TEMPO Interaktif, Sleman - Diplomat muda dari tujuh negara belajar memasak dan membuat sambal lotis atau rujak. Mereka tidak belajar di dapur yang mewah, melainkan di dapur milik warga yang sangat sederhana tapi bersih.
Tujuh diplomat muda dari Jepang, Ekuador, Kamboja, Laos, Myanmar, Polandia, dan Fiji tersebut mengikuti program The Promotion of Indonesian Language for Foreign Diplomats selama tujuh minggu di Daerah Istimewa Yogyakarta. Selain belajar bahasa, mereka juga berinteraksi sosial langsung dengan penduduk setempat.
"Sangat istimewa, sangat berbeda dengan kehidupan di negara saya. Masakan tradisionalnya juga sangat berbeda," kata Jan Pawel Wojcik, diplomat muda asal Polandia, saat ditemui di desa wisata Sambi, Pakembinangun, Pakem, Sleman, Minggu 11 September 2011.
Saat ditemui dia tengah membuat sambal lotis. Ia merasa sangat istimewa di tengah kehidupan warga. Selain bisa mempraktekkan bahasa Indonesia yang sama sekali belum pernah ia pelajari sebelumnya, ia juga banyak belajar seni dan juga memasak.
Jan membuat sambal lotis dengan bahan cabai, gula merah, asem, dan bumbu lainnya, lalu diulek pada cobek. Menurut dia hal itu sangat menyenangkan. Lotis dikenal di daerah Yogyakarta, Jawa Tengah, dan sekitarnya. Di daerah lain jenis makanan ini biasanya disebut rujak.

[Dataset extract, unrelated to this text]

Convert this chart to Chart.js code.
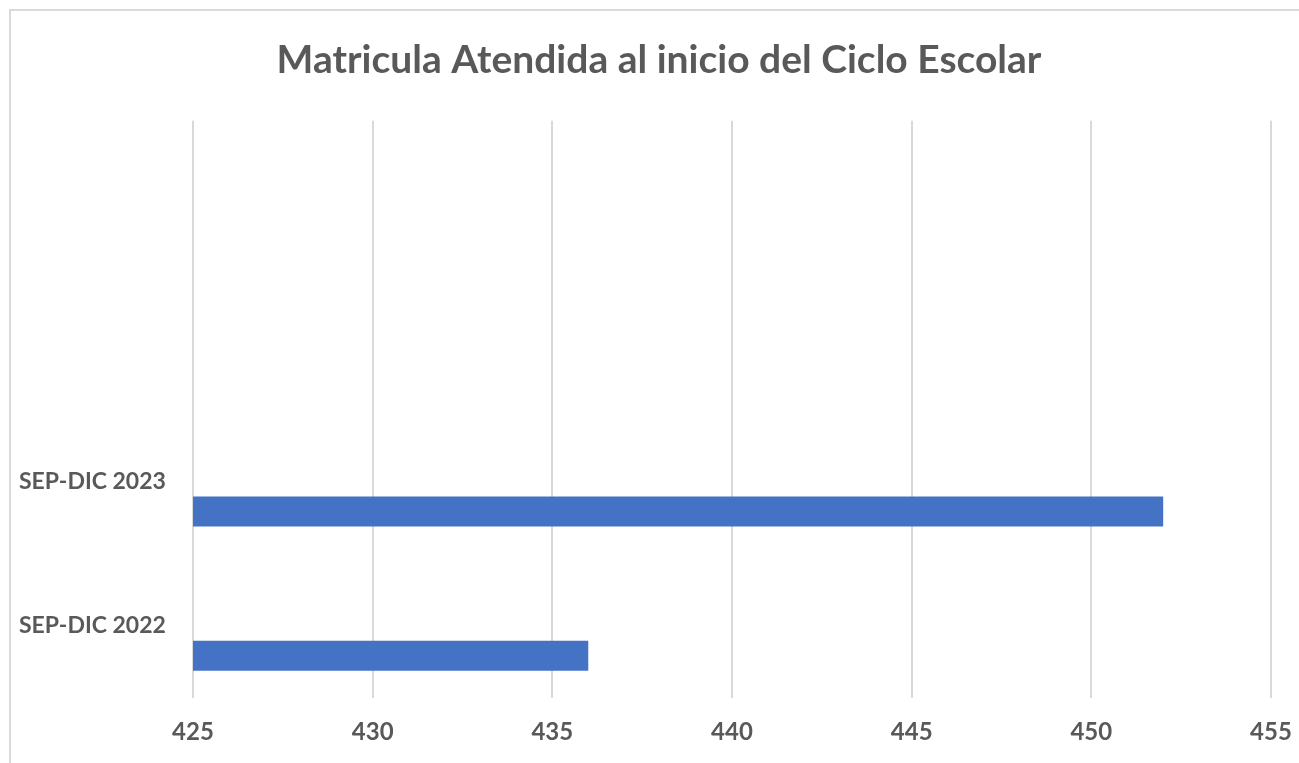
<!DOCTYPE html>
<html>
<head>
<meta charset="utf-8">
<script src="https://cdn.jsdelivr.net/npm/chart.js@4/dist/chart.umd.min.js"></script>
<style>
html,body{margin:0;padding:0;background:#fff;overflow:hidden;width:1299px;height:763px;}
#frame{position:absolute;left:9px;top:9px;width:1400px;height:900px;border:2px solid #d9d9d9;box-sizing:border-box;}
#c{position:absolute;left:0;top:0;}
</style>
</head>
<body>
<div id="frame"></div>
<canvas id="c" width="1299" height="763"></canvas>
<script>
const categories = ['', '', 'SEP-DIC 2023', 'SEP-DIC 2022'];
const matricula = [null, null, 452, 436];
const emptySeries = [null, null, null, null];
const xMin = 425, xMax = 455, xStep = 5;
const titleText = 'Matricula Atendida al inicio del Ciclo Escolar';

const textColor = '#595959';
new Chart(document.getElementById('c'), {
  type: 'bar',
  data: {
    labels: categories,
    datasets: [
      { label: 'vacío', data: emptySeries, backgroundColor: '#ED7D31' },
      { label: 'Matricula', data: matricula, backgroundColor: '#4472C4', borderWidth: 0 }
    ]
  },
  options: {
    indexAxis: 'y',
    responsive: false,
    animation: false,
    devicePixelRatio: 1,
    categoryPercentage: 0.832,
    barPercentage: 0.5,
    layout: { padding: { left: 19, right: 0, top: 0, bottom: 0 } },
    plugins: {
      legend: { display: false },
      tooltip: { enabled: false },
      title: {
        display: true,
        text: titleText,
        color: textColor,
        font: { family: 'Lato', weight: 'bold', size: 39 },
        padding: { top: 37, bottom: 37 }
      }
    },
    scales: {
      x: {
        min: xMin, max: xMax,
        ticks: { stepSize: xStep, color: textColor, font: { family: 'Lato', weight: 'bold', size: 24 }, padding: 20 },
        grid: { color: '#d9d9d9', lineWidth: 2, drawTicks: false },
        border: { display: false },
        afterFit: s => { s.height = 65; s.paddingRight = 28; s.paddingLeft = 0; }
      },
      y: {
        ticks: { color: textColor, font: { family: 'Lato', weight: 'bold', size: 23 }, padding: 0, crossAlign: 'far' },
        grid: { display: false, drawTicks: false },
        border: { display: false },
        afterFit: s => { s.width = 174; }
      }
    }
  }
});
</script>
</body>
</html>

Yang tak kalah menarik saat Jan pertama kali melihat gudeg, ia mengira itu daging sapi. Ternyata, saat dimakan, ia keheranan kenapa rasanya manis dan gurih. Ternyata setelah diberi tahu itu dari nangka muda, bukan daging sapi, ia takjub dan menghabiskan satu piring gudeg. "Rasanya manis, gurih, dan ada sambalnya," kata dia yang sudah lancar berbahasa Indonesia meski baru belajar tujuh minggu.
Menurut Swanny Hartono, Manajer Alam Bahasa Yogyakarta, para diplomat muda itu diberi jadwal padat untuk belajar bahasa Indonesia dan semua hal tentang Indonesia. Mereka mendapatkan teori di kelas, tapi porsinya lebih sedikit dibandingkan dengan praktek berbicara bahasa Indonesia di perkampungan dan dengan orang asli Indonesia. "Mereka juga belajar seni tari, gamelan, dan memasak," kata Swanny.

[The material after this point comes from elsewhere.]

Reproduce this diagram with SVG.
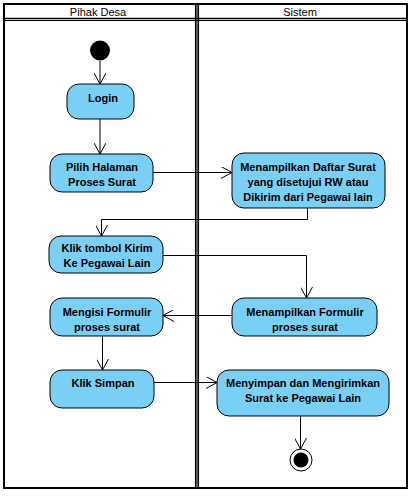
<svg xmlns="http://www.w3.org/2000/svg" width="415" height="497" viewBox="0 0 415 497">
<style>
.lane{fill:none;stroke:#000;stroke-width:2}
.hdr{font-family:"Liberation Sans",Arial,sans-serif;font-size:11px;fill:#000;text-anchor:middle}
.act rect{fill:#7ACFF5;stroke:#000;stroke-width:1}
.act text{font-family:"Liberation Sans",Arial,sans-serif;font-size:11px;font-weight:bold;fill:#000;text-anchor:middle}
.edge{fill:none;stroke:#000;stroke-width:1}
</style>
<defs>
<marker id="arr" viewBox="0 0 12 12" refX="11" refY="6" markerWidth="12" markerHeight="12" markerUnits="userSpaceOnUse" orient="auto">
<path d="M0,0 L11,6 L0,12" fill="none" stroke="#000" stroke-width="1"/>
</marker>
</defs>
<rect width="415" height="497" fill="#fff"/>
<g id="swimlanes">
<rect class="lane" x="4" y="4" width="403" height="484"/>
<line x1="4" y1="18.5" x2="407" y2="18.5" stroke="#000" stroke-width="1.6"/>
<line x1="4" y1="20.5" x2="407" y2="20.5" stroke="#000" stroke-width="1.2"/>
<line x1="195.8" y1="4" x2="195.8" y2="488" stroke="#000" stroke-width="1.7"/>
<line x1="198.2" y1="4" x2="198.2" y2="488" stroke="#000" stroke-width="1.7"/>
<text class="hdr" x="98" y="16">Pihak Desa</text>
<text class="hdr" x="300" y="16">Sistem</text>
</g>
<g id="start"><circle cx="100" cy="50.5" r="10" fill="#000"/></g>
<g id="login" class="act"><rect x="67" y="84" width="67" height="35" rx="12"/><text x="103" y="102">Login</text></g>
<g id="pilih" class="act"><rect x="50" y="154" width="103" height="38" rx="12"/><text x="102" y="171">Pilih Halaman</text><text x="102" y="186">Proses Surat</text></g>
<g id="daftar" class="act"><rect x="232" y="153" width="153" height="55" rx="12"/><text x="308" y="171">Menampilkan Daftar Surat</text><text x="308" y="186">yang disetujui RW atau</text><text x="308" y="201">Dikirim dari Pegawai lain</text></g>
<g id="kirim" class="act"><rect x="49" y="236" width="114" height="37" rx="12"/><text x="107" y="252">Klik tombol Kirim</text><text x="107" y="267">Ke Pegawai Lain</text></g>
<g id="tampilform" class="act"><rect x="232" y="298" width="145" height="38" rx="12"/><text x="305" y="316">Menampilkan Formulir</text><text x="305" y="331">proses surat</text></g>
<g id="isiform" class="act"><rect x="50" y="298" width="113" height="38" rx="12"/><text x="107" y="316">Mengisi Formulir</text><text x="107" y="331">proses surat</text></g>
<g id="simpan" class="act"><rect x="50" y="370" width="104" height="38" rx="12"/><text x="103" y="387">Klik Simpan</text></g>
<g id="menyimpan" class="act"><rect x="217" y="370" width="172" height="46" rx="12"/><text x="303" y="387">Menyimpan dan Mengirimkan</text><text x="303" y="402">Surat ke Pegawai Lain</text></g>
<g id="end"><circle cx="301" cy="460" r="11" fill="#fff" stroke="#000" stroke-width="1"/><circle cx="301" cy="460" r="7.5" fill="#000"/></g>
<g id="connectors">
<path class="edge" d="M100,61 L100,84" marker-end="url(#arr)"/>
<path class="edge" d="M100,119 L100,154" marker-end="url(#arr)"/>
<path class="edge" d="M153,172.5 L232,172.5" marker-end="url(#arr)"/>
<path class="edge" d="M307.5,208 L307.5,219.5 L101.5,219.5 L101.5,236" marker-end="url(#arr)"/>
<path class="edge" d="M163,255.5 L306.5,255.5 L306.5,298" marker-end="url(#arr)"/>
<path class="edge" d="M232,315.5 L163,315.5" marker-end="url(#arr)"/>
<path class="edge" d="M102.5,336 L102.5,370" marker-end="url(#arr)"/>
<path class="edge" d="M154,382.5 L217,382.5" marker-end="url(#arr)"/>
<path class="edge" d="M300.5,416 L300.5,449" marker-end="url(#arr)"/>
</g>
</svg>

Interaksi sosial, kata dia, bagi orang asing yang belajar bahasa Indonesia sangat membantu mempermudah belajar, sehingga pelajaran teori lebih sedikit dibandingkan prakteknya. Maka dalam tujuh minggu belajar bahasa Indonesia mereka sudah bisa lancar bicara meski sebelumnya belum pernah belajar bahasa Indonesia.

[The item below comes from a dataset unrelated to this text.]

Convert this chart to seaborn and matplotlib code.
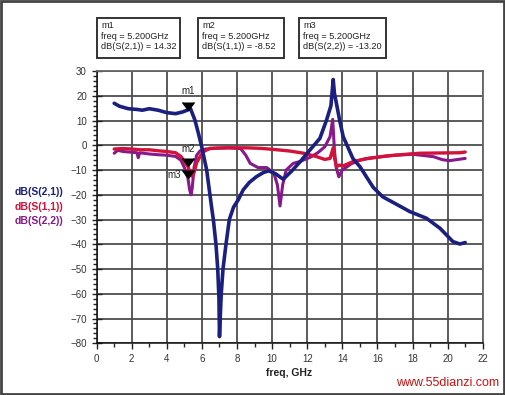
import pandas as pd
import numpy as np
import matplotlib.pyplot as plt
import seaborn as sns
from matplotlib.patches import Rectangle
from matplotlib.ticker import MultipleLocator

sns.set_style('white')
plt.rcParams['font.family'] = ['Liberation Sans', 'DejaVu Sans']

#%% Data
f_s21 = [1.0, 1.3, 1.8, 2.3, 2.6, 3.0, 3.5, 4.0, 4.5, 4.9, 5.2, 5.35, 5.6, 5.8, 6.0, 6.27, 6.55,
         6.65, 6.8, 6.9, 6.97, 7.0, 7.04, 7.1, 7.2, 7.37, 7.56, 7.8, 8.07, 8.35, 8.7, 9.1, 9.5,
         9.8, 10.2, 10.63, 11.1, 11.6, 12.2, 12.72, 13.1, 13.35, 13.48, 13.55, 13.7, 13.85, 14.05,
         14.6, 15.0, 15.76, 16.3, 17.0, 17.85, 18.8, 19.56, 20.3, 20.7, 21.0]
s21 = [17.0, 15.8, 14.8, 14.5, 14.2, 14.8, 14.2, 13.2, 12.8, 13.5, 14.32, 14.8, 10.2, 4.8, -1.0,
       -10.0, -25.0, -30.0, -40.0, -50.0, -62.0, -77.3, -70.0, -60.0, -50.0, -40.0, -30.0, -25.0,
       -22.0, -18.0, -15.0, -12.7, -11.0, -10.3, -11.5, -13.7, -10.5, -6.6, -1.5, 2.8, 10.2, 16.0,
       26.6, 21.0, 15.6, 10.0, 3.5, -5.3, -8.6, -17.0, -20.8, -23.5, -26.8, -29.5, -33.5, -38.9,
       -39.9, -39.3]

f_s11 = [1.0, 1.5, 2.0, 2.5, 3.0, 3.5, 4.0, 4.5, 4.8, 5.0, 5.2, 5.35, 5.45, 5.55, 5.7, 5.89,
         6.1, 6.46, 6.8, 7.5, 8.5, 9.3, 10.0, 11.0, 11.8, 12.5, 13.0, 13.3, 13.48, 13.55, 13.67,
         13.85, 14.05, 14.6, 15.3, 16.5, 17.5, 18.4, 19.5, 20.7, 21.0]
s11 = [-1.5, -1.3, -1.5, -1.8, -1.8, -2.2, -2.5, -3.0, -4.5, -6.5, -8.52, -11.5, -12.5, -11.0,
       -7.0, -4.6, -2.5, -1.2, -1.1, -1.0, -1.0, -1.2, -1.6, -2.3, -3.2, -4.5, -5.7, -5.3, -1.0,
       -5.0, -8.6, -8.0, -8.3, -6.6, -5.5, -4.3, -3.7, -3.2, -3.1, -3.0, -2.7]

f_s22 = [1.0, 1.2, 1.5, 2.0, 2.3, 2.37, 2.45, 3.0, 3.5, 4.0, 4.5, 4.8, 5.0, 5.2, 5.3, 5.38,
         5.45, 5.55, 5.7, 5.9, 6.2, 6.8, 7.5, 8.2, 8.5, 8.75, 9.2, 9.7, 10.1, 10.3, 10.45, 10.6,
         10.8, 11.2, 11.6, 12.15, 12.6, 13.0, 13.3, 13.45, 13.55, 13.65, 13.8, 14.0, 14.5, 15.0,
         15.5, 16.0, 17.0, 18.0, 19.2, 19.7, 20.1, 20.5, 21.0]
s22 = [-3.2, -2.0, -2.5, -2.8, -3.0, -5.0, -3.0, -3.5, -3.8, -4.0, -4.5, -6.0, -9.0, -13.2,
       -18.0, -20.0, -17.0, -9.0, -4.0, -2.2, -1.5, -1.2, -1.0, -1.3, -4.0, -7.3, -9.0, -9.0,
       -11.3, -16.0, -24.5, -16.0, -10.0, -7.3, -6.5, -4.9, -3.0, -0.6, 3.5, 10.5, -2.0, -9.0,
       -12.7, -10.0, -7.5, -6.0, -5.2, -4.8, -4.0, -3.6, -4.6, -5.8, -6.2, -5.8, -5.3]

names = ['dB(S(2,1))', 'dB(S(1,1))', 'dB(S(2,2))']
colors = ['#1a1f80', '#d3113a', '#87198a']

markers = ['m1', 'm2', 'm3']
m_freq = 5.2
m_vals = [14.32, -8.52, -13.20]

df = pd.concat([
    pd.DataFrame({'freq': f_s21, 'dB': s21, 'trace': names[0]}),
    pd.DataFrame({'freq': f_s11, 'dB': s11, 'trace': names[1]}),
    pd.DataFrame({'freq': f_s22, 'dB': s22, 'trace': names[2]}),
])

#%% Plot
fig = plt.figure(figsize=(5.06, 3.95), dpi=100)
ax = fig.add_axes([0.191, 0.131, 0.763, 0.689])

# purple under red under blue
for name, col, lw, z in [(names[2], colors[2], 2.2, 2), (names[1], colors[1], 2.4, 3), (names[0], colors[0], 2.6, 4)]:
    sub = df[df['trace'] == name]
    sns.lineplot(data=sub, x='freq', y='dB', color=col, linewidth=lw, estimator=None,
                 sort=False, ax=ax, zorder=z)

ax.set_xlim(0, 22)
ax.set_ylim(-80, 30)
ax.xaxis.set_major_locator(MultipleLocator(2))
ax.xaxis.set_minor_locator(MultipleLocator(1))
ax.yaxis.set_major_locator(MultipleLocator(10))
ax.yaxis.set_minor_locator(MultipleLocator(2))
ax.grid(True, which='major', color='#4d4d4d', linewidth=1.3)
ax.set_axisbelow(True)
ax.tick_params(axis='both', which='major', labelsize=7, labelcolor='#333333', color='#222222')
ax.tick_params(axis='x', which='major', direction='out', length=4, width=1, bottom=True)
ax.tick_params(axis='x', which='minor', direction='out', length=3, width=1, bottom=True)
ax.tick_params(axis='y', which='major', direction='inout', length=7, width=1, left=True)
ax.tick_params(axis='y', which='minor', direction='out', length=3, width=1, left=True)
for s in ['top', 'right']:
    ax.spines[s].set_color('#666666')
    ax.spines[s].set_linewidth(1.3)
for s in ['left', 'bottom']:
    ax.spines[s].set_color('#111111')
    ax.spines[s].set_linewidth(1.1)
ax.set_xlabel('')
ax.set_ylabel('')

# markers
offsets = [(0, 10, 'center', 'bottom'), (0, 9, 'center', 'bottom'), (-5, 2, 'right', 'center')]
for lab, v, (dx, dy, ha, va) in zip(markers, m_vals, offsets):
    ax.plot([m_freq], [v], marker=7, markersize=8, color='black', zorder=6)
    ax.annotate(lab, (m_freq, v), xytext=(dx, dy), textcoords='offset points',
                ha=ha, va=va, fontsize=7, color='#222222', zorder=7)

# marker readout boxes
boxes = [(97, 198, 299), (83, 86, 87)]
readouts = [
    ['m1', 'freq = 5.200GHz', 'dB(S(2,1)) = 14.32'],
    ['m2', 'freq = 5.200GHz', 'dB(S(1,1)) = -8.52'],
    ['m3', 'freq = 5.200GHz', 'dB(S(2,2)) = -13.20'],
]
W, H = 506, 395
for x0, w, lines in zip(boxes[0], boxes[1], readouts):
    fig.patches.append(Rectangle((x0 / W, 1 - 57.5 / H), w / W, 40 / H, transform=fig.transFigure,
                                 fill=False, edgecolor='#333333', linewidth=1.4))
    for i, t in enumerate(lines):
        fig.text((x0 + 4) / W, 1 - (25.5 + 10.7 * i) / H, t, fontsize=6.6, color='#222222',
                 ha='left', va='center')

# trace names on the left
for i, (n, c) in enumerate(zip(names, colors)):
    fig.text(15 / W, 1 - (192.5 + 14.5 * i) / H, n, fontsize=7.5, fontweight='bold', color=c,
             ha='left', va='center')

fig.text(266 / W, 1 - 373.5 / H, 'freq, GHz', fontsize=7.5, fontweight='bold', color='#222222',
         ha='left', va='center')
fig.text(499 / W, 1 - 382.5 / H, 'www.55dianzi.com', fontsize=9, color='#cc1111',
         ha='right', va='center')

# outer frame
fig.patches.append(Rectangle((0.002, 0.003), 0.994, 0.994, transform=fig.transFigure,
                             fill=False, edgecolor='#444444', linewidth=2))

plt.savefig('out.png', dpi=100)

Menurut Haryono, Ketua Pengelola Desa Wisata Sambi, warga negara lain yang datang di desanya sebelum 2002 tidak terkoordinasi. Padahal sering sekali mereka datang melihat potensi budaya, pertanian, dan adat sehari-hari warga. "Setelah itu kami bertekad membuat desa kami menjadi desa wisata dengan mengeksplorasi potensi yang memang sudah ada sejak dulu," kata dia.